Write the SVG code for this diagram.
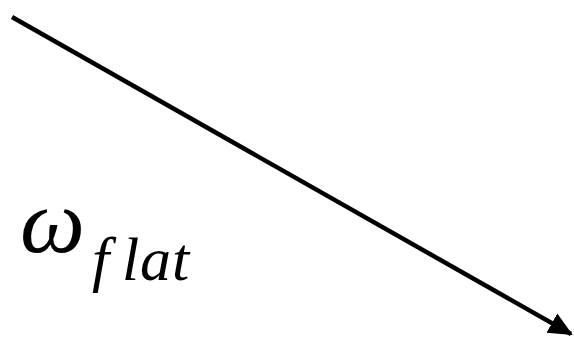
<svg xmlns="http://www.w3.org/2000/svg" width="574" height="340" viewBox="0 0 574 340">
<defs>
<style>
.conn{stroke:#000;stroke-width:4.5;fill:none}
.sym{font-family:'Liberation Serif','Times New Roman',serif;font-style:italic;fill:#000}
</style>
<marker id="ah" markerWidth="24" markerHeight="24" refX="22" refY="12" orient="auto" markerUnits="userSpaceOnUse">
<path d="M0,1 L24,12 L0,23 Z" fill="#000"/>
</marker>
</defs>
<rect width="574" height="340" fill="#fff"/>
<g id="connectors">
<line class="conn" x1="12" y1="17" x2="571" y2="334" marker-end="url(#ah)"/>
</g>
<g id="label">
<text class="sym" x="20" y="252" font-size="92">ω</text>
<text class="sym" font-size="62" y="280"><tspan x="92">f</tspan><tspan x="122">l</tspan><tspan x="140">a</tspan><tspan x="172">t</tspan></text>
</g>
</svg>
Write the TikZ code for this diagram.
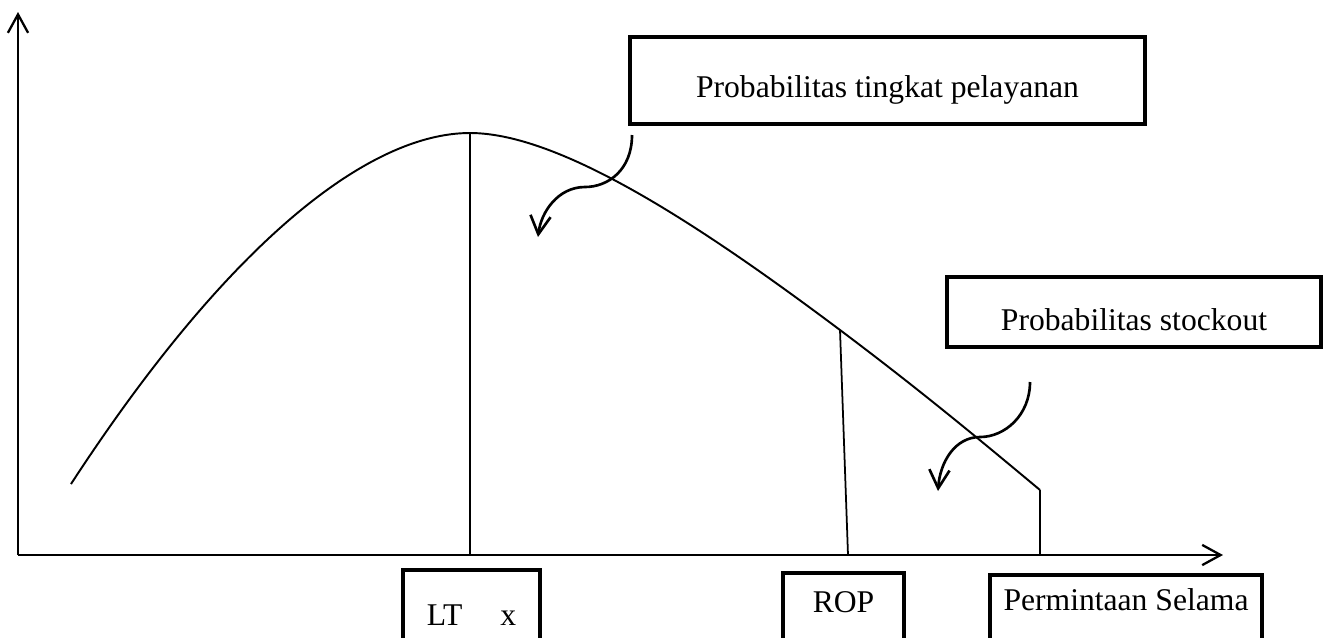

- **Work instructions**
Above are the records; reproduce them exactly and leave out the pictures.

- **Result**
Write the SVG code for this diagram.
<svg xmlns="http://www.w3.org/2000/svg" width="574" height="340" viewBox="0 0 574 340">
<defs>
<style>
.conn{stroke:#000;stroke-width:4.5;fill:none}
.sym{font-family:'Liberation Serif','Times New Roman',serif;font-style:italic;fill:#000}
</style>
<marker id="ah" markerWidth="24" markerHeight="24" refX="22" refY="12" orient="auto" markerUnits="userSpaceOnUse">
<path d="M0,1 L24,12 L0,23 Z" fill="#000"/>
</marker>
</defs>
<rect width="574" height="340" fill="#fff"/>
<g id="connectors">
<line class="conn" x1="12" y1="17" x2="571" y2="334" marker-end="url(#ah)"/>
</g>
<g id="label">
<text class="sym" x="20" y="252" font-size="92">ω</text>
<text class="sym" font-size="62" y="280"><tspan x="92">f</tspan><tspan x="122">l</tspan><tspan x="140">a</tspan><tspan x="172">t</tspan></text>
</g>
</svg>
Write the TikZ code for this diagram.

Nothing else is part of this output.